··· Dataset content

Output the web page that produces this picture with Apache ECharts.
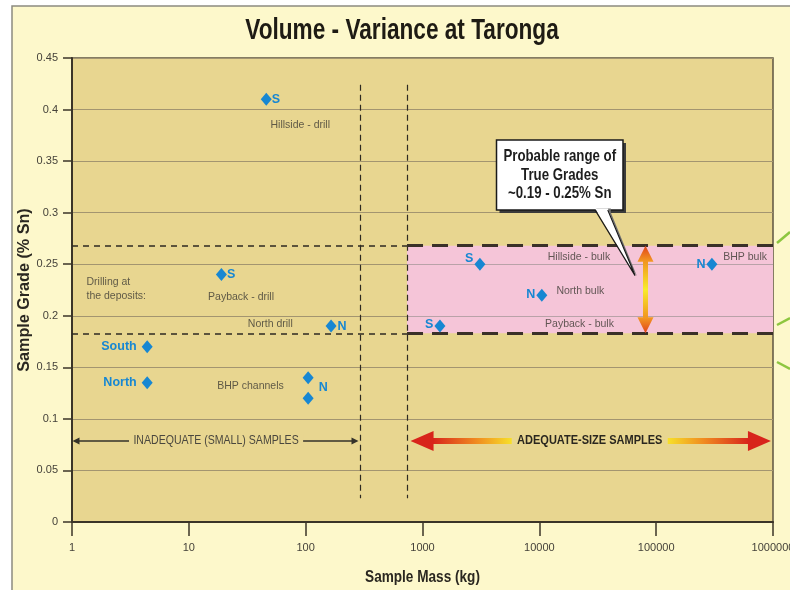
<!DOCTYPE html>
<html><head><meta charset="utf-8">
<script src="https://cdn.jsdelivr.net/npm/echarts@6/dist/echarts.min.js"></script>
<style>html,body{margin:0;padding:0;background:#ffffff}#c{width:790px;height:590px}</style>
</head><body><div id="c"></div>
<script>
// ---------------- DATA ----------------
const titleText = 'Volume - Variance at Taronga';
const xAxisTitle = 'Sample Mass (kg)';
const yAxisTitle = 'Sample Grade (% Sn)';
const xTickValues = [1, 10, 100, 1000, 10000, 100000, 1000000];
const yTickValues = [0, 0.05, 0.1, 0.15, 0.2, 0.25, 0.3, 0.35, 0.4, 0.45];

const pointNames = ['Hillside - drill', 'Payback - drill', 'North drill', 'South', 'North',
  'BHP channels', 'BHP channels', 'Hillside - bulk', 'North bulk', 'Payback - bulk', 'BHP bulk'];
const pointMass  = [46, 19, 165, 4.4, 4.4, 105, 105, 3100, 10500, 1410, 300000];
const pointGrade = [0.41, 0.24, 0.19, 0.17, 0.135, 0.14, 0.12, 0.25, 0.22, 0.19, 0.25];
const pointTags  = ['S', 'S', 'N', 'South', 'North', 'N', '', 'S', 'N', 'S', 'N'];

const noteTexts = ['Hillside - drill', 'Drilling at\nthe deposits:', 'Payback - drill', 'North drill',
  'BHP channels', 'Hillside - bulk', 'North bulk', 'Payback - bulk', 'BHP bulk'];

const trueGradeLow = 0.183, trueGradeHigh = 0.268;      // probable range band
const smallSampleLimit = 292, adequateSampleLimit = 737; // kg, dashed dividers
const calloutLines = ['Probable range of', 'True Grades', '~0.19 - 0.25% Sn'];
const bandLabels = ['INADEQUATE (SMALL) SAMPLES', 'ADEQUATE-SIZE SAMPLES'];

// ---------------- LAYOUT (positions / styles) ----------------
const SANS = '"Liberation Sans",Arial,sans-serif';
const BLUE = '#1787d2';
const PLOT_BG = '#e8d690';
const tagLayout = [
  {pos: 'right', off: [-3, 0]}, {pos: 'right', off: [-3, 0]}, {pos: 'right', off: [-2, 0]},
  {pos: 'left', off: [-2, 0]}, {pos: 'left', off: [-2, 0]},
  {pos: 'right', off: [2, 10]}, {pos: 'right', off: [0, 0]},
  {pos: 'left', off: [2, -6]}, {pos: 'left', off: [2, -1]}, {pos: 'left', off: [2, -2]}, {pos: 'left', off: [2, 0]}
];
const noteAnchors = [[50, 0.385], [1.33, 0.226], [14.6, 0.218], [32, 0.192], [17.5, 0.132],
  [11800, 0.257], [14000, 0.224], [11200, 0.192], [375000, 0.257]];

const chart = echarts.init(document.getElementById('c'));

const option = {
  backgroundColor: '#fdf8cb',
  animation: false,
  grid: {left: 72, right: 17, top: 58, bottom: 68, show: true, containLabel: false, outerBoundsMode: 'none',
    backgroundColor: PLOT_BG, borderColor: '#5e5442', borderWidth: 1.5},
  xAxis: {
    type: 'log', logBase: 10, min: 1, max: 1000000,
    axisLine: {lineStyle: {color: '#3b3428', width: 2}},
    axisTick: {length: 14, lineStyle: {color: '#3b3428', width: 1.5}},
    axisLabel: {fontFamily: SANS, fontSize: 11, color: '#45423a', margin: 20,
      formatter: v => String(xTickValues.find(t => Math.abs(Math.log10(t) - Math.log10(v)) < 1e-6) || Math.round(v))},
    splitLine: {show: false}, minorTick: {show: false}
  },
  yAxis: {
    type: 'value', min: 0, max: 0.45, interval: 0.05,
    axisLine: {show: true, lineStyle: {color: '#3b3428', width: 2}},
    axisTick: {show: true, length: 9, lineStyle: {color: '#3b3428', width: 1.5}},
    axisLabel: {fontFamily: SANS, fontSize: 11, color: '#45423a', margin: 14,
      formatter: v => String(yTickValues.find(t => Math.abs(t - v) < 1e-9) ?? v)},
    splitLine: {lineStyle: {color: '#a39570', width: 1.2}}
  },
  series: [
    { // probable range band
      type: 'scatter', data: [], z: 1, silent: true,
      markArea: {silent: true, itemStyle: {color: '#f5c5d8'},
        data: [[{coord: [adequateSampleLimit, trueGradeHigh]}, {coord: [1000000, trueGradeLow]}]]}
    },
    { // grid lines through band, dividers, range lines
      type: 'scatter', data: [], z: 2, silent: true,
      markLine: {silent: true, symbol: ['none', 'none'], label: {show: false},
        data: [
          [{coord: [adequateSampleLimit, 0.25], lineStyle: {color: '#b9a2a8', width: 1.2, type: 'solid'}}, {coord: [1000000, 0.25]}],
          [{coord: [adequateSampleLimit, 0.2], lineStyle: {color: '#b9a2a8', width: 1.2, type: 'solid'}}, {coord: [1000000, 0.2]}],
          [{coord: [smallSampleLimit, 0.424], lineStyle: {color: '#2e2a22', width: 1.2, type: [6, 4]}}, {coord: [smallSampleLimit, 0.023]}],
          [{coord: [adequateSampleLimit, 0.424], lineStyle: {color: '#2e2a22', width: 1.2, type: [6, 4]}}, {coord: [adequateSampleLimit, 0.023]}],
          [{coord: [1, trueGradeHigh], lineStyle: {color: '#2e2a22', width: 1.6, type: [6, 5]}}, {coord: [adequateSampleLimit, trueGradeHigh]}],
          [{coord: [1, trueGradeLow], lineStyle: {color: '#2e2a22', width: 1.6, type: [6, 5]}}, {coord: [adequateSampleLimit, trueGradeLow]}],
          [{coord: [adequateSampleLimit, trueGradeHigh], lineStyle: {color: '#3a3128', width: 3.2, type: [16, 9]}}, {coord: [1000000, trueGradeHigh]}],
          [{coord: [adequateSampleLimit, trueGradeLow], lineStyle: {color: '#3a3128', width: 3.2, type: [16, 9]}}, {coord: [1000000, trueGradeLow]}]
        ]}
    },
    { // text notes
      type: 'scatter', z: 4, silent: true, symbolSize: 0,
      data: noteTexts.map((t, i) => ({value: noteAnchors[i], name: t})),
      label: {show: true, position: 'right', distance: 0, formatter: p => p.name,
        fontFamily: SANS, fontSize: 10.5, color: '#3c3a33', lineHeight: 14, align: 'left'}
    },
    { // sample points
      type: 'scatter', z: 5, symbol: 'diamond', symbolSize: [11, 13],
      itemStyle: {color: BLUE, opacity: 1},
      data: pointMass.map((m, i) => ({
        value: [m, pointGrade[i]], name: pointNames[i],
        label: {show: !!pointTags[i], formatter: pointTags[i], position: tagLayout[i].pos,
          offset: tagLayout[i].off, distance: 3,
          fontFamily: SANS, fontWeight: 'bold', fontSize: 12.5, color: BLUE}
      }))
    }
  ]
};
chart.setOption(option);

// ---------- annotations positioned through the axes ----------
const P = (m, g) => chart.convertToPixel({gridIndex: 0}, [m, g]);
const g = [];
// outer frame
g.push({type: 'rect', shape: {x: 0, y: 0, width: 12, height: 590}, style: {fill: '#ffffff'}, silent: true});
g.push({type: 'rect', shape: {x: 0, y: 0, width: 790, height: 6}, style: {fill: '#ffffff'}, silent: true});
g.push({type: 'polyline', shape: {points: [[12, 590], [12, 6], [790, 6]]}, style: {stroke: '#8c8a80', lineWidth: 1.5, fill: null}, silent: true});
// green decorative strokes at right edge
[[[777, 243], [790, 232]], [[777, 325], [790, 318]], [[777, 362], [790, 369]]].forEach(pts =>
  g.push({type: 'polyline', shape: {points: pts}, style: {stroke: '#8dc63f', lineWidth: 2.5, fill: null}, silent: true}));

// titles
{
  const tl = P(1, 0.45), br = P(1000000, 0);
  g.push({type: 'text', x: 402, y: 31, scaleX: 0.78, style: {text: titleText, fontFamily: SANS, fontWeight: 'bold',
    fontSize: 29, fill: '#1e1b14', align: 'center', verticalAlign: 'middle'}});
  g.push({type: 'text', x: (tl[0] + br[0]) / 2, y: 577, scaleX: 0.8, style: {text: xAxisTitle, fontFamily: SANS, fontWeight: 'bold',
    fontSize: 17, fill: '#2a2720', align: 'center', verticalAlign: 'middle'}});
  g.push({type: 'text', x: 24, y: (tl[1] + br[1]) / 2, rotation: Math.PI / 2, scaleX: 0.95, style: {text: yAxisTitle, fontFamily: SANS,
    fontWeight: 'bold', fontSize: 17, fill: '#2a2720', align: 'center', verticalAlign: 'middle'}});
}

// inadequate samples arrow
{
  const a = P(1.01, 0.0786), b = P(smallSampleLimit * 0.97, 0.0786), c = P(17.1, 0.0786);
  const col = '#35322a';
  g.push({type: 'line', shape: {x1: a[0] + 4, y1: a[1], x2: b[0] - 4, y2: b[1]}, style: {stroke: col, lineWidth: 1.5}, z: 10});
  g.push({type: 'polygon', shape: {points: [[a[0], a[1]], [a[0] + 7, a[1] - 3.5], [a[0] + 7, a[1] + 3.5]]}, style: {fill: col}, z: 10});
  g.push({type: 'polygon', shape: {points: [[b[0], b[1]], [b[0] - 7, b[1] - 3.5], [b[0] - 7, b[1] + 3.5]]}, style: {fill: col}, z: 10});
  g.push({type: 'text', x: c[0], y: c[1], z: 11, scaleX: 0.88, style: {text: bandLabels[0], fontFamily: SANS, fontSize: 12,
    fill: '#4a473e', align: 'center', verticalAlign: 'middle', backgroundColor: PLOT_BG, padding: [1, 5]}});
}
// adequate samples arrow
{
  const a = P(790, 0.0786), b = P(960000, 0.0786), c = P(27000, 0.0786);
  const y = a[1], red = '#d8241b';
  const tw = 152;
  const lx1 = a[0] + 22, lx2 = c[0] - tw / 2 - 2, rx1 = c[0] + tw / 2 + 2, rx2 = b[0] - 22;
  g.push({type: 'rect', z: 10, shape: {x: lx1, y: y - 3, width: lx2 - lx1, height: 6},
    style: {fill: new echarts.graphic.LinearGradient(0, 0, 1, 0, [{offset: 0, color: red}, {offset: 0.55, color: '#f08a20'}, {offset: 1, color: '#f7e02a'}])}});
  g.push({type: 'rect', z: 10, shape: {x: rx1, y: y - 3, width: rx2 - rx1, height: 6},
    style: {fill: new echarts.graphic.LinearGradient(0, 0, 1, 0, [{offset: 0, color: '#f7e02a'}, {offset: 0.45, color: '#f08a20'}, {offset: 1, color: red}])}});
  g.push({type: 'polygon', z: 10, shape: {points: [[a[0], y], [a[0] + 23, y - 10], [a[0] + 23, y + 10]]}, style: {fill: red}});
  g.push({type: 'polygon', z: 10, shape: {points: [[b[0], y], [b[0] - 23, y - 10], [b[0] - 23, y + 10]]}, style: {fill: red}});
  g.push({type: 'text', x: c[0], y: c[1], z: 11, scaleX: 0.88, style: {text: bandLabels[1], fontFamily: SANS, fontWeight: 'bold', fontSize: 12.5,
    fill: '#2a271f', align: 'center', verticalAlign: 'middle'}});
}
// vertical double arrow for the range
{
  const t = P(81000, trueGradeHigh), bt = P(81000, trueGradeLow);
  const x = t[0];
  g.push({type: 'rect', z: 12, shape: {x: x - 2.5, y: t[1] + 14, width: 5, height: bt[1] - t[1] - 28},
    style: {fill: new echarts.graphic.LinearGradient(0, 0, 0, 1, [{offset: 0, color: '#f0901e'}, {offset: 0.5, color: '#f8ec2c'}, {offset: 1, color: '#f0901e'}])}});
  g.push({type: 'polygon', z: 12, shape: {points: [[x, t[1]], [x - 8, t[1] + 16], [x + 8, t[1] + 16]]},
    style: {fill: new echarts.graphic.LinearGradient(0, 0, 0, 1, [{offset: 0, color: '#e0421a'}, {offset: 1, color: '#f39a22'}])}});
  g.push({type: 'polygon', z: 12, shape: {points: [[x, bt[1]], [x - 8, bt[1] - 16], [x + 8, bt[1] - 16]]},
    style: {fill: new echarts.graphic.LinearGradient(0, 0, 0, 1, [{offset: 0, color: '#f39a22'}, {offset: 1, color: '#e0421a'}])}});
}
// callout box
{
  const tl = P(4300, 0.3705), br = P(52000, 0.3025), tip = P(66000, 0.239);
  const x0 = tl[0], y0 = tl[1], x1 = br[0], y1 = br[1];
  const b1 = x0 + (x1 - x0) * 0.78, b2 = x0 + (x1 - x0) * 0.88;
  g.push({type: 'rect', z: 13, shape: {x: x0 + 3, y: y0 + 3, width: x1 - x0, height: y1 - y0}, style: {fill: '#3a3a3a'}});
  g.push({type: 'rect', z: 14, shape: {x: x0, y: y0, width: x1 - x0, height: y1 - y0}, style: {fill: '#ffffff', stroke: '#1a1a1a', lineWidth: 1.5}});
  g.push({type: 'polygon', z: 15, shape: {points: [[b1 + 1, y1 - 1.5], [tip[0] + 2, tip[1] + 1], [b2 + 3, y1 + 2.5], [b2 + 3, y1 - 1.5]]}, style: {fill: '#707070'}});
  g.push({type: 'polygon', z: 16, shape: {points: [[b1, y1 - 1.5], [tip[0], tip[1]], [b2, y1 - 1.5]]}, style: {fill: '#ffffff'}});
  g.push({type: 'polyline', z: 17, shape: {points: [[b1, y1], [tip[0], tip[1]], [b2, y1]]}, style: {stroke: '#1a1a1a', lineWidth: 1.2, fill: null}});
  g.push({type: 'text', z: 18, x: (x0 + x1) / 2, y: (y0 + y1) / 2, scaleX: 0.78, style: {text: calloutLines.join('\n'), fontFamily: SANS,
    fontWeight: 'bold', fontSize: 17, lineHeight: 18.5, fill: '#1e1e1e', align: 'center', verticalAlign: 'middle'}});
}
chart.setOption({graphic: g});
</script>
</body></html>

······

Task objective: Repeat, word for word and with no pictures, only the lines running from the beginning of the data to the line that contains "const bandLabels = ['INADEQUATE".

Response for this exercise:
Output the web page that produces this picture with Apache ECharts.
<!DOCTYPE html>
<html><head><meta charset="utf-8">
<script src="https://cdn.jsdelivr.net/npm/echarts@6/dist/echarts.min.js"></script>
<style>html,body{margin:0;padding:0;background:#ffffff}#c{width:790px;height:590px}</style>
</head><body><div id="c"></div>
<script>
// ---------------- DATA ----------------
const titleText = 'Volume - Variance at Taronga';
const xAxisTitle = 'Sample Mass (kg)';
const yAxisTitle = 'Sample Grade (% Sn)';
const xTickValues = [1, 10, 100, 1000, 10000, 100000, 1000000];
const yTickValues = [0, 0.05, 0.1, 0.15, 0.2, 0.25, 0.3, 0.35, 0.4, 0.45];

const pointNames = ['Hillside - drill', 'Payback - drill', 'North drill', 'South', 'North',
  'BHP channels', 'BHP channels', 'Hillside - bulk', 'North bulk', 'Payback - bulk', 'BHP bulk'];
const pointMass  = [46, 19, 165, 4.4, 4.4, 105, 105, 3100, 10500, 1410, 300000];
const pointGrade = [0.41, 0.24, 0.19, 0.17, 0.135, 0.14, 0.12, 0.25, 0.22, 0.19, 0.25];
const pointTags  = ['S', 'S', 'N', 'South', 'North', 'N', '', 'S', 'N', 'S', 'N'];

const noteTexts = ['Hillside - drill', 'Drilling at\nthe deposits:', 'Payback - drill', 'North drill',
  'BHP channels', 'Hillside - bulk', 'North bulk', 'Payback - bulk', 'BHP bulk'];

const trueGradeLow = 0.183, trueGradeHigh = 0.268;      // probable range band
const smallSampleLimit = 292, adequateSampleLimit = 737; // kg, dashed dividers
const calloutLines = ['Probable range of', 'True Grades', '~0.19 - 0.25% Sn'];
const bandLabels = ['INADEQUATE (SMALL) SAMPLES', 'ADEQUATE-SIZE SAMPLES'];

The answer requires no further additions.